The camp has garnered praise from parents and industry leaders alike, many of whom noted the difficulty of conveying the true nature of the 21st-century economy to their children. One parent, who requested anonymity, stated, "My son used to dream of being an engineer with a steady job. Now he understands that he'll likely be an 'agile solutions architect' for three years, then a 'prompt engineer' for two, before pivoting into 'AI-assisted dog walking optimization.' He's learning to embrace the churn as a lifestyle choice, not a necessity, which is what we hoped for."

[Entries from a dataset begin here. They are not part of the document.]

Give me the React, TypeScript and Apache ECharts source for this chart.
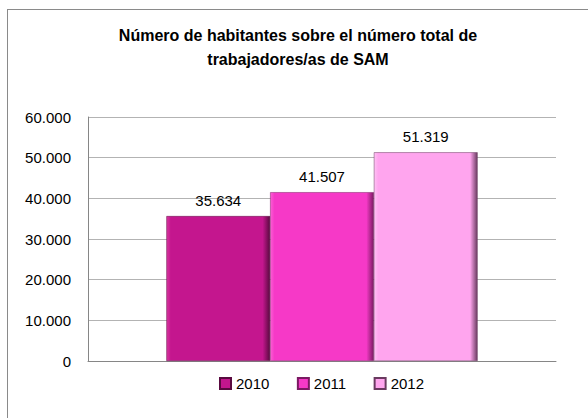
import React, { useEffect, useRef } from "react";
import * as echarts from "echarts";

const categories = ["Total"];
const seriesNames = ["2010", "2011", "2012"];
const values2010 = [35634];
const values2011 = [41507];
const values2012 = [51319];
const yTicks = [0, 10000, 20000, 30000, 40000, 50000, 60000];

const baseColors = ["#C4168E", "#F639C7", "#FFA5EE"];
const darkColors = ["#5A0A40", "#7A1A62", "#6A3A60"];
const lightColors = ["#D9379F", "#FA5FD4", "#FFC2F4"];

function fmt(v: number): string {
  return String(Math.round(v)).replace(/\B(?=(\d{3})+(?!\d))/g, ".");
}

function grad(i: number) {
  return new echarts.graphic.LinearGradient(0, 0, 1, 0, [
    { offset: 0, color: lightColors[i] },
    { offset: 0.04, color: baseColors[i] },
    { offset: 0.93, color: baseColors[i] },
    { offset: 1, color: darkColors[i] },
  ]);
}

const FONT = "'Liberation Sans', Arial, sans-serif";

export default function App() {
  const ref = useRef<HTMLDivElement>(null);
  useEffect(() => {
    if (!ref.current) return;
    const chart = echarts.init(ref.current, null, { renderer: "svg" });
    const data = [values2010, values2011, values2012];
    chart.setOption({
      animation: false,
      backgroundColor: "transparent",
      textStyle: { fontFamily: FONT },
      title: {
        text: "Número de habitantes sobre el número total de\ntrabajadores/as de SAM",
        left: 293,
        textAlign: "center",
        top: 18,
        textStyle: {
          fontFamily: FONT,
          fontSize: 16,
          fontWeight: "bold",
          color: "#000",
          lineHeight: 24,
        },
      },
      legend: {
        left: 214,
        top: 371,
        itemWidth: 11,
        itemHeight: 11,
        itemGap: 27.5,
        icon: "rect",
        textStyle: { fontFamily: FONT, fontSize: 15, color: "#000" },
        data: seriesNames,
      },
      grid: { left: 88, right: 32, top: 117, bottom: 57 },
      xAxis: {
        type: "category",
        data: categories,
        axisLine: { lineStyle: { color: "#868686" } },
        axisTick: { show: false },
        axisLabel: { show: false },
      },
      yAxis: {
        type: "value",
        min: 0,
        max: 60000,
        interval: 10000,
        axisLine: { show: true, lineStyle: { color: "#868686" } },
        axisTick: { show: false },
        splitLine: { lineStyle: { color: "#b3b3b3" } },
        axisLabel: {
          fontFamily: FONT,
          fontSize: 15,
          color: "#000",
          margin: 17,
          formatter: (v: number) => (yTicks.includes(v) ? fmt(v) : ""),
        },
      },
      series: seriesNames.map((name, i) => ({
        name,
        type: "bar",
        data: data[i],
        barGap: "0%",
        barCategoryGap: "33.5%",
        itemStyle: {
          color: grad(i),
          borderColor: darkColors[i],
          borderWidth: 0.5,
        },
        label: {
          show: true,
          position: "top",
          distance: 8,
          fontFamily: FONT,
          fontSize: 15,
          color: "#000",
          formatter: (p: any) => fmt(p.value),
        },
      })),
      color: baseColors,
    });
    return () => chart.dispose();
  }, []);
  return (
    <div
      style={{
        position: "fixed",
        left: 0,
        top: 0,
        width: 588,
        height: 418,
        background: "#fff",
        overflow: "hidden",
      }}
    >
      <div
        style={{
          position: "absolute",
          left: 7,
          top: 9,
          width: 700,
          height: 600,
          borderLeft: "1px solid #8a8a8a",
          borderTop: "1px solid #8a8a8a",
          boxSizing: "border-box",
        }}
      />
      <div
        ref={ref}
        style={{ position: "absolute", left: 0, top: 0, width: 588, height: 418 }}
      />
    </div>
  );
}
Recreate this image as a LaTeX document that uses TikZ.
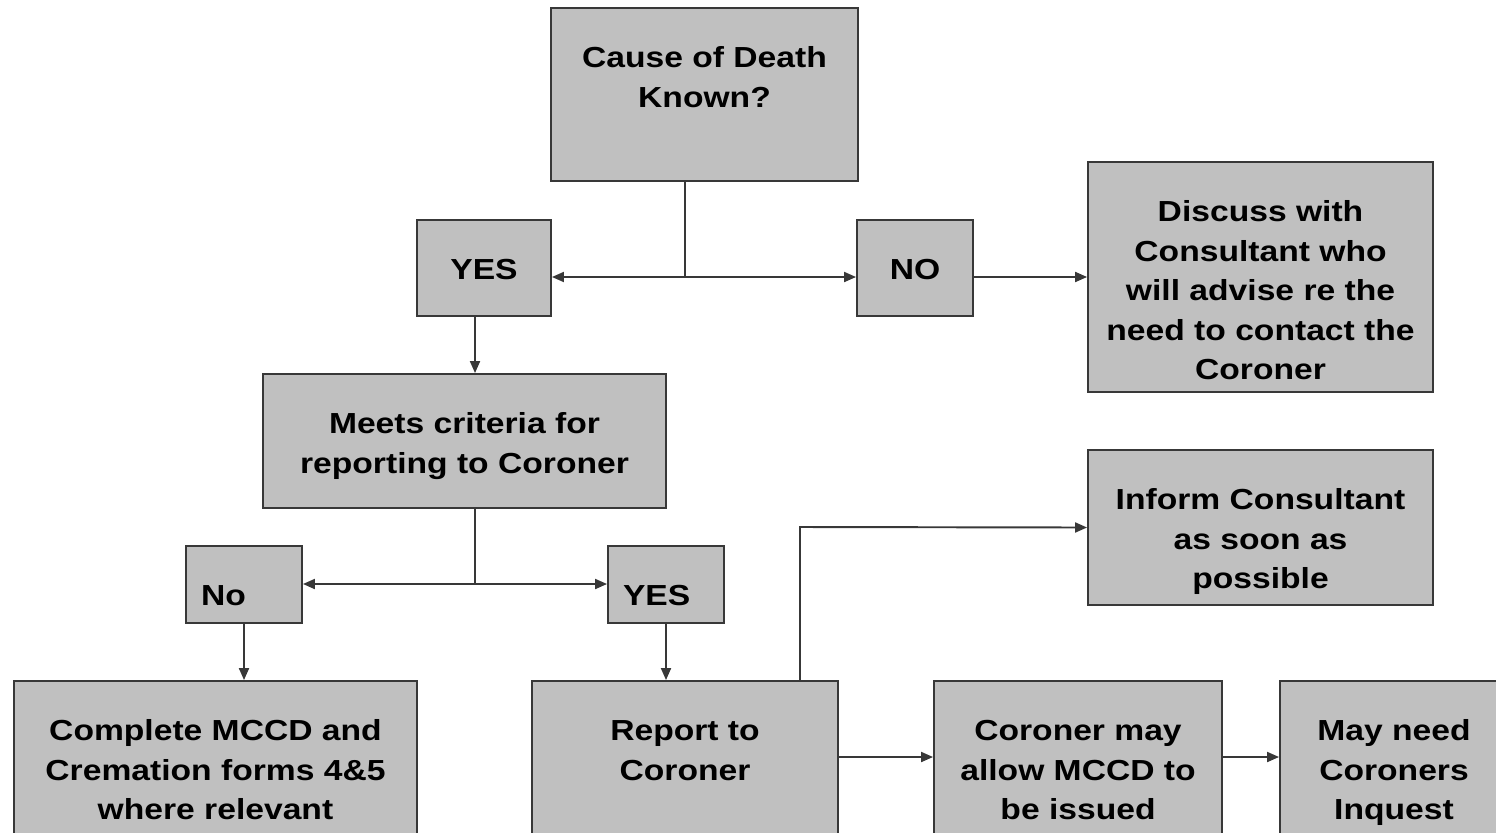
\documentclass[tikz,border=0pt]{standalone}
\usepackage{fontspec}
\setmainfont{Liberation Sans}[FakeStretch=1.16]
\usepackage{tikz}
\usetikzlibrary{arrows.meta, positioning}
\definecolor{boxgrey}{HTML}{C0C0C0}
\definecolor{edgegrey}{HTML}{383838}
\newcommand{\boxtxt}[4][\centering]{\parbox[c][#3][t]{#2}{\vspace*{0.64cm}#1\strut #4}}
\tikzstyle{stage} = [rectangle, inner sep=0pt, fill=boxgrey, draw=edgegrey, line width=1.1pt, font=\bfseries\fontsize{16.5}{22.5}\selectfont]
\tikzstyle{aro} = [-{Triangle[length=0.24cm,width=0.2cm]}, line width=1.1pt, draw=edgegrey]
\tikzstyle{ln} = [line width=1.1pt, draw=edgegrey]

\begin{document}
\begin{tikzpicture}[x=0.02cm, y=-0.02cm]
  \clip (0,0) rectangle (1496,832);

  \node (cause)    [stage] at (704.5,94.5)  {\boxtxt{6.14cm}{3.46cm}{Cause of Death\\Known?}};
  \node (yes1)     [stage] at (484,268)     {\boxtxt{2.68cm}{1.92cm}{YES}};
  \node (no1)      [stage] at (915,268)     {\boxtxt{2.32cm}{1.92cm}{NO}};
  \node (discuss)  [stage] at (1260.5,277)  {\boxtxt{6.9cm}{4.6cm}{Discuss with\\Consultant who\\will advise re the\\need to contact the\\Coroner}};
  \node (meets)    [stage] at (464.5,441)   {\boxtxt{8.06cm}{2.68cm}{Meets criteria for\\reporting to Coroner}};
  \node (no2)      [stage] at (244,584.5)   {\boxtxt[\raggedright\hspace*{0.3cm}]{2.32cm}{1.54cm}{No}};
  \node (yes2)     [stage] at (666,584.5)   {\boxtxt[\raggedright\hspace*{0.3cm}]{2.32cm}{1.54cm}{YES}};
  \node (inform)   [stage] at (1260.5,527.5){\boxtxt{6.9cm}{3.1cm}{Inform Consultant\\as soon as\\possible}};
  \node (complete) [stage] at (215.5,775)   {\boxtxt{8.06cm}{3.76cm}{Complete MCCD and\\Cremation forms 4\&5\\where relevant}};
  \node (report)   [stage] at (685,775)     {\boxtxt{6.12cm}{3.76cm}{Report to\\Coroner}};
  \node (allow)    [stage] at (1078,775)    {\boxtxt{5.76cm}{3.76cm}{Coroner may\\allow MCCD to\\be issued}};
  \node (inquest)  [stage] at (1394,775)    {\boxtxt{4.56cm}{3.76cm}{May need\\Coroners\\Inquest}};

  \coordinate (split1) at (685,277);
  \coordinate (split2) at (475,584);
  \coordinate (bend)   at (800,527);
  \coordinate (lowrow) at (0,757);

  \draw [ln]  (split1 |- cause.south) -- (split1);
  \draw [aro] (split1) -- (split1 -| yes1.east);
  \draw [aro] (split1) -- (split1 -| no1.west);
  \draw [aro] (no1.east |- discuss.west) -- (discuss.west);

  \draw [aro] (yes1.south -| split2) -- (meets.north -| split2);
  \draw [ln]  (meets.south -| split2) -- (split2);
  \draw [aro] (split2) -- (split2 -| no2.east);
  \draw [aro] (split2) -- (split2 -| yes2.west);

  \draw [aro] (no2.south) -- (no2.south |- complete.north);
  \draw [aro] (yes2.south) -- (yes2.south |- report.north);

  \draw [aro] (report.north -| bend) -- (bend) -- (inform.west);
  \draw [aro] (report.east |- lowrow) -- (allow.west |- lowrow);
  \draw [aro] (allow.east |- lowrow) -- (inquest.west |- lowrow);

\end{tikzpicture}
\end{document}
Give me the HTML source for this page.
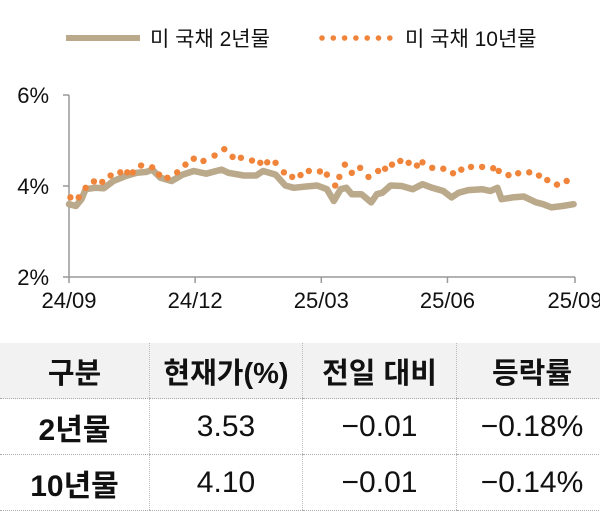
<!DOCTYPE html>
<html><head><meta charset="utf-8"><style>
body{margin:0;width:600px;height:504px;background:#fff;overflow:hidden;font-family:"Liberation Sans","Noto Sans CJK KR",sans-serif;position:relative}
svg{position:absolute;left:0;top:0}
table{position:absolute;left:0;top:343px;width:607px;border-collapse:collapse;table-layout:fixed;font-family:"Liberation Sans","Noto Sans CJK KR",sans-serif}
td,th{text-align:center;color:#111;padding:0;border-left:1px dotted #bbb;border-bottom:1px dotted #aaa;white-space:nowrap}
td:first-child,th:first-child{border-left:none}
th{background:#f2f2f2;height:55px;font-size:29px;font-weight:bold}
td{height:55px;font-size:30px}
td.l{font-weight:bold;font-size:30px}
</style></head><body>
<svg width="600" height="340">
<g id="legend">
<line x1="66" y1="38" x2="140" y2="38" stroke="#bba98b" stroke-width="6"/>
<text x="150" y="46" font-size="21" fill="#111" font-family="Liberation Sans, Noto Sans CJK KR, sans-serif">미 국채 2년물</text>
<g id="ldots"></g>
<text x="405" y="46" font-size="21" fill="#111" font-family="Liberation Sans, Noto Sans CJK KR, sans-serif">미 국채 10년물</text>
</g>
<g id="axes"></g>
<g id="plot"></g>
</svg>
<table>
<tr><th style="width:149px">구분</th><th style="width:152px">현재가(%)</th><th style="width:153px">전일 대비</th><th>등락률</th></tr>
<tr><td class="l">2년물</td><td>3.53</td><td>−0.01</td><td>−0.18%</td></tr>
<tr><td class="l">10년물</td><td>4.10</td><td>−0.01</td><td>−0.14%</td></tr>
</table>
<script>
const yTicks=[2,4,6];
const yTickLabels=["2%","4%","6%"];
const xTickDays=[0,91,182,273,365];
const xTickLabels=["24/09","24/12","25/03","25/06","25/09"];
const days2y=[0,5,9,12,19,25,32,41,49,56,60,66,74,82,90,99,110,115,126,135,140,149,156,162,171,179,186,191,196,200,204,211,218,222,226,232,240,248,255,262,270,276,281,288,298,304,309,312,320,328,337,342,348,356,364];
const vals2y=[3.60,3.56,3.71,3.93,3.96,3.95,4.11,4.22,4.29,4.31,4.36,4.18,4.11,4.25,4.33,4.27,4.36,4.29,4.23,4.23,4.33,4.25,4.01,3.96,3.99,4.01,3.93,3.67,3.93,3.96,3.82,3.82,3.64,3.82,3.85,4.01,4.00,3.93,4.04,3.96,3.89,3.75,3.85,3.91,3.93,3.89,3.96,3.71,3.75,3.77,3.64,3.60,3.53,3.56,3.60];
const days10y=[1,7,12,18,24,30,37,42,46,52,60,65,71,78,84,90,97,105,112,118,124,132,138,143,149,155,161,167,173,181,186,192,195,199,204,210,216,223,228,233,239,245,251,255,262,270,277,283,290,298,306,310,317,324,332,339,345,352,359];
const vals10y=[3.75,3.75,3.96,4.10,4.09,4.23,4.30,4.30,4.30,4.45,4.41,4.25,4.18,4.30,4.47,4.60,4.55,4.67,4.81,4.64,4.62,4.56,4.51,4.52,4.51,4.30,4.20,4.24,4.33,4.32,4.25,4.01,4.20,4.47,4.29,4.40,4.20,4.33,4.38,4.47,4.55,4.51,4.45,4.52,4.40,4.38,4.28,4.36,4.42,4.42,4.39,4.33,4.24,4.28,4.30,4.23,4.13,4.03,4.11];
const NS="http://www.w3.org/2000/svg";
const X0=69,X1=575,Y2=277,Y6=95;
const xs=d=>X0+(X1-X0)*d/365;
const ys=v=>Y2-(Y2-Y6)*(v-2)/4;
function mk(t,a,p){const e=document.createElementNS(NS,t);for(const k in a)e.setAttribute(k,a[k]);p.appendChild(e);return e;}
const ax=document.getElementById('axes'),pl=document.getElementById('plot');
let e=mk('line',{x1:X0,y1:Y6,x2:X0,y2:Y2,stroke:'#999','stroke-width':1.5},ax);


e=mk('line',{x1:X0,y1:Y2,x2:X1,y2:Y2,stroke:'#999','stroke-width':1.5},ax);


yTicks.forEach((v,i)=>{
 let t=mk('line',{x1:X0-6,y1:ys(v),x2:X0,y2:ys(v),stroke:'#999','stroke-width':1.5},ax);
 
 
 let l=mk('text',{x:X0-20,y:ys(v)+8,'font-size':22,'text-anchor':'end',fill:'#111'},ax);
 l.textContent=yTickLabels[i];
 
 
});
xTickDays.forEach((d,i)=>{
 let t=mk('line',{x1:xs(d),y1:Y2,x2:xs(d),y2:Y2+6,stroke:'#999','stroke-width':1.5},ax);
 
 
 let l=mk('text',{x:xs(d),y:Y2+31,'font-size':22,'text-anchor':'middle',fill:'#111'},ax);
 l.textContent=xTickLabels[i];
 
 
});
let pts=days2y.map((d,i)=>xs(d).toFixed(1)+','+ys(vals2y[i]).toFixed(1)).join(' ');
let ln=mk('polyline',{points:pts,fill:'none',stroke:'#bba98b','stroke-width':6.5,'stroke-linejoin':'round','stroke-linecap':'round'},pl);


const n=Math.min(days10y.length,vals10y.length);
for(let i=0;i<n;i++){
 let c=mk('circle',{cx:xs(days10y[i]),cy:ys(vals10y[i]),r:3.2,fill:'#f0843a'},pl);
 
 
}
const ld=document.getElementById('ldots');
for(let i=0;i<7;i++){
 let c=mk('circle',{cx:322+i*11.3,cy:38,r:2.8,fill:'#f0843a'},ld);
 
 
}
</script>
</body></html>
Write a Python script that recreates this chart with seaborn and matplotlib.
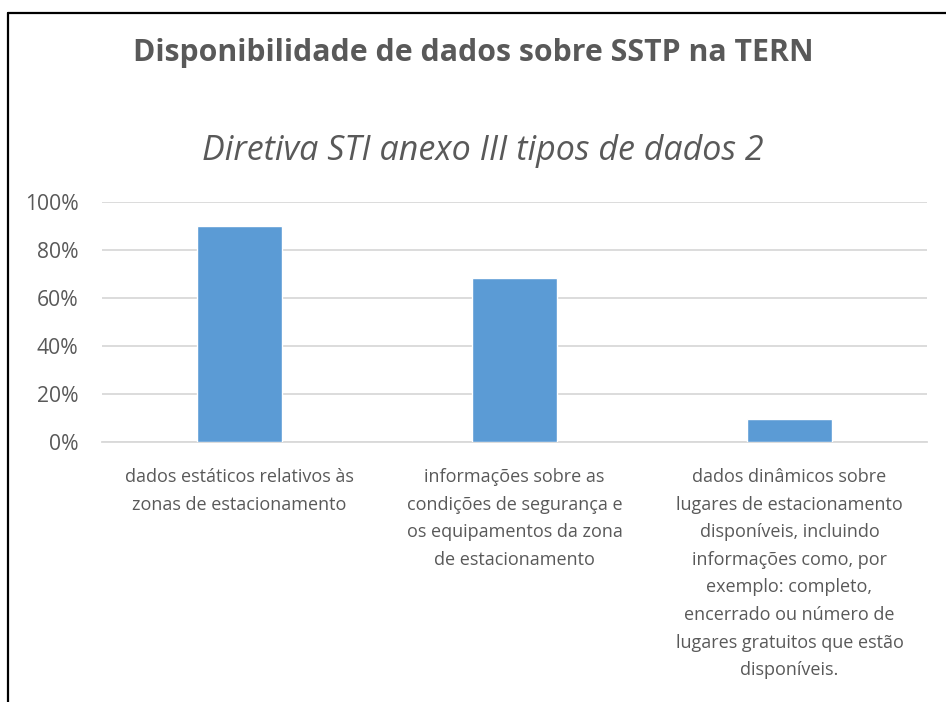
import matplotlib
matplotlib.use("Agg")
import matplotlib.pyplot as plt
from matplotlib.lines import Line2D
from matplotlib.ticker import PercentFormatter
import seaborn as sns
import pandas as pd

title = "Disponibilidade de dados sobre SSTP na TERN"
subtitle = "Diretiva STI anexo III tipos de dados 2"
categories = [
    "dados estáticos relativos às\nzonas de estacionamento",
    "informações sobre as\ncondições de segurança e\nos equipamentos da zona\nde estacionamento",
    "dados dinâmicos sobre\nlugares de estacionamento\ndisponíveis, incluindo\ninformações como, por\nexemplo: completo,\nencerrado ou número de\nlugares gratuitos que estão\ndisponíveis.",
]
values = [0.90, 0.683, 0.097]
y_ticks = [0.0, 0.2, 0.4, 0.6, 0.8, 1.0]

sns.set_theme(style="white")
plt.rcParams["font.family"] = ["Open Sans", "DejaVu Sans"]

W, H = 946, 702
fig = plt.figure(figsize=(W / 100, H / 100), dpi=100)
fig.patch.set_facecolor("white")
ax = fig.add_axes([102 / W, 1 - 442 / H, 825 / W, 240 / H])

df = pd.DataFrame({"cat": categories, "val": values})
sns.barplot(data=df, x="cat", y="val", color="#5B9BD5", width=0.31,
            saturation=1, ax=ax, zorder=3)

ax.set_xlim(-0.5, 2.5)
ax.set_ylim(0, 1.0)
ax.set_yticks(y_ticks)
ax.yaxis.set_major_formatter(PercentFormatter(1.0, decimals=0))
ax.grid(axis="y", color="#D9D9D9", linewidth=1.3, zorder=0)
ax.grid(axis="x", visible=False)
for s in ["top", "right", "left"]:
    ax.spines[s].set_visible(False)
ax.spines["bottom"].set_color("#D9D9D9")
ax.spines["bottom"].set_linewidth(1.3)
ax.set_xlabel("")
ax.set_ylabel("")
ax.tick_params(axis="y", length=0, pad=17, labelsize=15.2, labelcolor="#595959")
ax.tick_params(axis="x", length=0, pad=19, labelsize=13, labelcolor="#595959")
for lab in ax.get_xticklabels():
    lab.set_multialignment("center")
    lab.set_linespacing(1.68)

fig.text(0.5, 1 - 53 / H, title, ha="center", va="center",
         fontsize=21.8, fontweight="bold", color="#595959")
fig.text(0.5 + 10 / W, 1 - 151 / H, subtitle, ha="center", va="center",
         fontsize=24.5, fontstyle="italic", color="#595959")

# chart frame (left and top edges visible)
fig.add_artist(Line2D([8 / W, 8 / W], [0, 1 - 13 / H], transform=fig.transFigure,
                      color="black", linewidth=1.6))
fig.add_artist(Line2D([8 / W, 1], [1 - 13 / H, 1 - 13 / H], transform=fig.transFigure,
                      color="black", linewidth=1.6))

fig.savefig("out.png", dpi=100)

Enrollment is capped to ensure a high-intensity learning environment, where participants are encouraged to view unemployment gaps not as setbacks, but as "strategic downtime for critical upskilling initiatives." Graduates are expected to thrive in a landscape where their only constant is change, and their greatest asset is the willingness to sacrifice personal fulfillment and long-term stability for the phantom promise of the next big thing. The Great Plains Technology Center aims to solidify its reputation as a pioneer in preparing the next generation not for careers, but for a perpetual state of readiness to be retrained, repurposed, and ultimately, replaced by whatever the market and shareholder demands dictate.